If you would like to get some of the information that Hi-C provides, without necessarily burning entire flow cells on each sample, you can use the compartments()
function in minfi
to look at A/B compartment structure:
# CD14 is a cell surface marker on classical monocytes
Monocytes <- grSet[, grep("CD14", colnames(grSet))]
# We drop the correlation matrix in this example (keep=FALSE)
comps.mono.chr22 <- compartments(Monocytes, chr="chr22", keep=FALSE)
# CD56 is a cell surface marker on classical natural killer (NK) cells
NKcells <- grSet[, grep("CD56", colnames(grSet))]
# We drop the correlation matrix in this example (keep=FALSE) too
comps.NK.chr22 <- compartments(NKcells, chr="chr22", keep=FALSE)
This can take a while; once it's done, try poking around at the comps data structures, and see whether it's obvious how to dump this to a bigWig file using rtracklayer
(and by extension whether differences of eigenvalues, in $pc, make sense).
The compartments function returns a GenomicRanges object (?GRanges
for more information) which maps 1:1 onto a bigWig.
show(comps.NK.chr22)
# we do need to change some names, though!
names(mcols(comps.mono.chr22))[1] <- "score"
names(mcols(comps.NK.chr22))[1] <- "score"
# may as well generate a differences track, too:
comps.diffs <- comps.NK.chr22
comps.diffs$score <- comps.NK.chr22$score - comps.mono.chr22$score
Now we can dump the result and compare in, say, IGV (or you could split by compartment and run various tests in R):
library(rtracklayer)
export(comps.NK.chr22, "NKcells.compartments.chr22.hg19.bw")
export(comps.mono.chr22, "Monocytes.compartments.chr22.hg19.bw")
export(comps.diffs, "NKvsMonocytes.compartmentDiffs.chr22.hg19.bw")
If it's not obvious how to use this information, I can add another section here.
(Or maybe the IDAT files for the TARGET AML NUP98-NSD1 vs.

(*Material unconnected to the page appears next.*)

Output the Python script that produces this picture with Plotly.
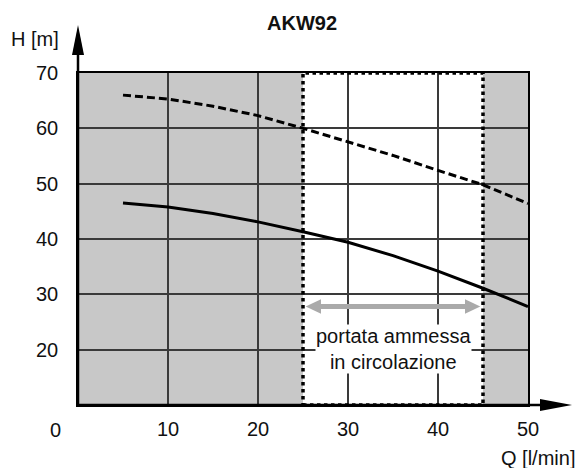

NUP98-KDM5A comparison)
Example: what genes on chromosome 22 go from being in a "closed" compartment in monocytes to "open" in NK cells?
library(Homo.sapiens)
chr22 <- GRanges("chr22", IRanges(start=1, end=seqlengths(Homo.sapiens)["chr22"]))
# add friendly HUGO names
chr22genes <- subsetByOverlaps(genes(Homo.sapiens), chr22)
chr22genes$name <- mapIds(Homo.sapiens, names(chr22genes), "SYMBOL", "ENTREZID")
names(chr22genes) <- chr22genes$name
# split compartments in each cell type:
closedMono <- split(comps.mono.chr22, comps.mono.chr22$compartment)$closed
openNK <- split(comps.NK.chr22, comps.NK.chr22$compartment)$open
# find their intersection to restrict our gene list
closedToOpen <- subsetByOverlaps(openNK, closedMono)
openingGenes <- subsetByOverlaps(chr22genes, closedToOpen)
export(openingGenes, "genes.closedInMono.openInNk.chr22.hg19.bed")
With a very small amount of fiddling (mostly color-coding the compartments, red for closed and gray for open) in IGV:
A more interesting example might try to add a confidence interval and further restrict the changes of interest to those that go from being "deeply" embedded in heterochromatin (closed) compartments to being broadly open euchromatin.